Speech and Audio Understanding


Professor Michael Mandel


In October, 2014, the number of mobile devices surpassed the number of humans in the world. In addition to data communications, almost all of these devices are equipped with at least one microphone and speaker. This course gives a thorough foundation in analyzing, understanding, and manipulating audio signals recorded by these devices. It will cover traditional algorithms that provide human-human and human-machine communication along with promising solutions to some of their limitations. It will also cover recent applications to musical audio and environmental signals.

Course description

“Machine listening” is a multidisciplinary field at the intersection of signal processing, machine learning, and psychoacoustics.

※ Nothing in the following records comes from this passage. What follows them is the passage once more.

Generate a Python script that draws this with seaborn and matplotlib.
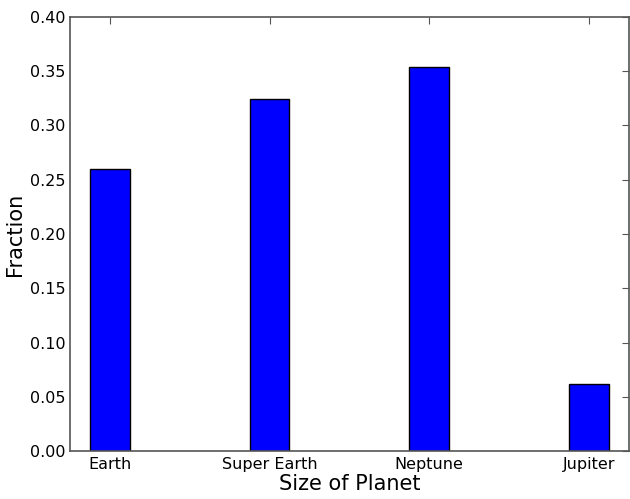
import matplotlib
matplotlib.use("Agg")
from matplotlib import pyplot as plt
import numpy as np
import pandas as pd
import seaborn as sns

# Data
planets = ["Earth", "Super Earth", "Neptune", "Jupiter"]
fractions = [0.260, 0.324, 0.354, 0.0615]
yticks = [0.00, 0.05, 0.10, 0.15, 0.20, 0.25, 0.30, 0.35, 0.40]

df = pd.DataFrame({"planet": planets, "fraction": fractions})

sns.set_style("white")
plt.rcParams["font.family"] = ["DejaVu Sans"]
plt.rcParams["text.color"] = "black"
plt.rcParams["axes.labelcolor"] = "black"
plt.rcParams["xtick.labelcolor"] = "black"
plt.rcParams["ytick.labelcolor"] = "black"

fig = plt.figure(figsize=(6.3, 4.99), dpi=100)
ax = fig.add_axes([0.111, 0.096, 0.887, 0.870])

sns.barplot(data=df, x="planet", y="fraction", color="blue", saturation=1,
            width=0.25, edgecolor="black", linewidth=1, ax=ax)

ax.set_xlim(-0.25, 3.25)
ax.set_ylim(0, 0.40)
ax.set_yticks(yticks)
ax.set_yticklabels([f"{t:.2f}" for t in yticks])

ax.set_xlabel("Size of Planet", fontsize=15, labelpad=2)
ax.set_ylabel("Fraction", fontsize=15, labelpad=4)

for s in ax.spines.values():
    s.set_visible(True)
    s.set_color("#555555")
    s.set_linewidth(1.2)

ax.tick_params(direction="in", top=True, right=True, length=5,
               labelsize=11.5, color="#555555")
ax.tick_params(axis="x", pad=4)
ax.tick_params(axis="y", pad=3)

fig.savefig("out.png", dpi=100)
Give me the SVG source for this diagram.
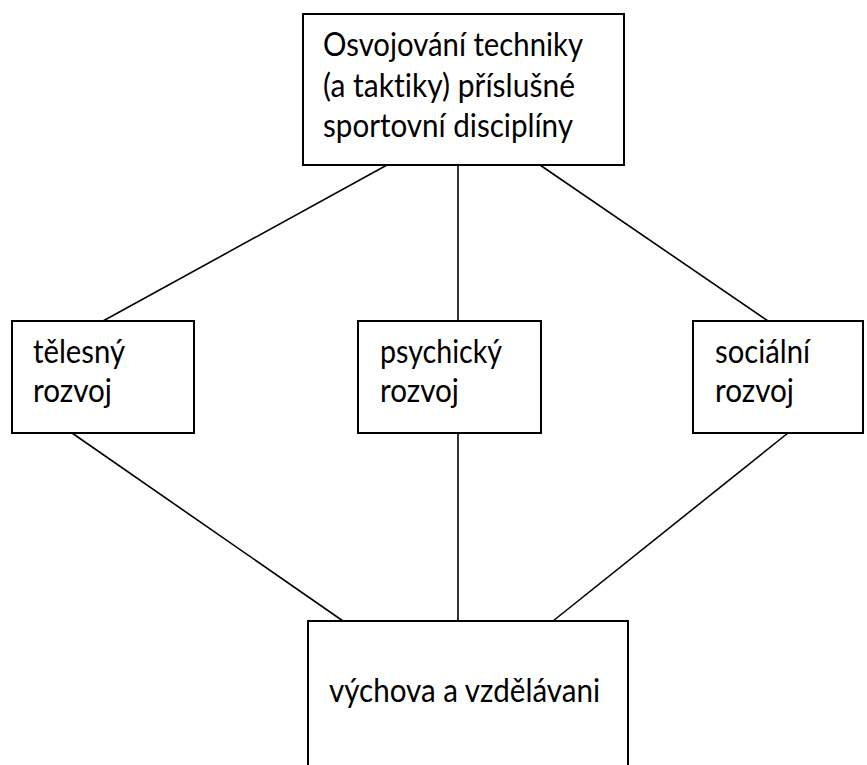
<svg xmlns="http://www.w3.org/2000/svg" width="867" height="765" viewBox="0 0 867 765">
<style>
.box{fill:#fff;stroke:#000;stroke-width:2}
.ln{stroke:#000;stroke-width:1.6;fill:none}
text{font-family:Lato,"Open Sans","Liberation Sans",sans-serif;font-size:32px;fill:#000;font-variant-ligatures:none}
</style>
<rect width="867" height="765" fill="#fff"/>
<g id="connectors">
<line class="ln" x1="387" y1="165" x2="103" y2="321"/>
<line class="ln" x1="458" y1="165" x2="458" y2="321"/>
<line class="ln" x1="540" y1="165" x2="768" y2="321"/>
<line class="ln" x1="72" y1="433" x2="343" y2="621"/>
<line class="ln" x1="458" y1="433" x2="458" y2="621"/>
<line class="ln" x1="788" y1="433" x2="553" y2="621"/>
</g>
<g id="top">
<rect class="box" x="303" y="14" width="321" height="151"/>
<text x="323" y="56" textLength="260" lengthAdjust="spacingAndGlyphs">Osvojování techniky</text>
<text x="323" y="97" textLength="252" lengthAdjust="spacingAndGlyphs">(a taktiky) příslušné</text>
<text x="323" y="137" textLength="250" lengthAdjust="spacingAndGlyphs">sportovní disciplíny</text>
</g>
<g id="telesny">
<rect class="box" x="12" y="321" width="182" height="112"/>
<text x="33" y="363" textLength="92" lengthAdjust="spacingAndGlyphs">tělesný</text>
<text x="33" y="402" textLength="79" lengthAdjust="spacingAndGlyphs">rozvoj</text>
</g>
<g id="psychicky">
<rect class="box" x="358" y="321" width="183" height="112"/>
<text x="380" y="363" textLength="122" lengthAdjust="spacingAndGlyphs">psychický</text>
<text x="380" y="402" textLength="79" lengthAdjust="spacingAndGlyphs">rozvoj</text>
</g>
<g id="socialni">
<rect class="box" x="693" y="321" width="170" height="112"/>
<text x="715" y="363" textLength="95" lengthAdjust="spacingAndGlyphs">sociální</text>
<text x="715" y="402" textLength="79" lengthAdjust="spacingAndGlyphs">rozvoj</text>
</g>
<g id="vychova">
<rect class="box" x="308" y="621" width="320" height="160"/>
<text x="329" y="702" textLength="271" lengthAdjust="spacingAndGlyphs">výchova a vzdělávani</text>
</g>
</svg>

This course will begin by introducing necessary material from those fields to provide a foundation for the rest of the course. Machine listening is primarily concerned with analyzing and understanding three types of signals: speech, music, and environmental sounds and these will be the focus of the course. We will also consider additional applications that require the creation or manipulation of these sounds in speech and music.

List of topics

The topics may include but are not limited to:

  • Fundamentals of

    1. Digital signal processing

    2. Acoustics

    3. Auditory perception

    4. Machine learning

  • Core machine listening topics

    1. Speech models and speech synthesis

    2. Speech recognition features and acoustic modeling, including noise robustness issues

    3. Speech recognition language modeling, search, and weighted finite state transducers

    4. Music analysis and modeling

    5. Source separation and spatial sound

    6. Environmental sound analysis

Learning objectives

Students will be able to demonstrate working knowledge of the theory, algorithms, and software involved in

  • Speech recognition

  • Speech synthesis

  • Music information retrieval

  • Environmental audio analysis


Assessment will be based on two main components: weekly paper discussions and a final project.
Each week, the class will read an important paper in the field relevant to the current topic. Everyone will write one paragraph summarizing the paper and one paragraph response to the paper. And one or two students will lead the class discussion on that paper.
In order to encourage final projects that are novel, well thought out, and well executed, activities related to them will be spread through the semester. Weekly writing assignments will also include a paragraph discussing progress on the project. There will be a midterm project proposal presentation, where each student will present their current plan and receive feedback on it. There will be final project presentations at the end of the semester, with additional feedback, and final paper submissions slightly after that should incorporate this feedback. The above components will be weighted as follows:

  • Weekly writing: 20%

  • Paper presentation: 10%

  • Participation/attendance: 10%

  • Project proposal presentation: 20%

  • Final project presentation: 10%

  • Final project paper: 30%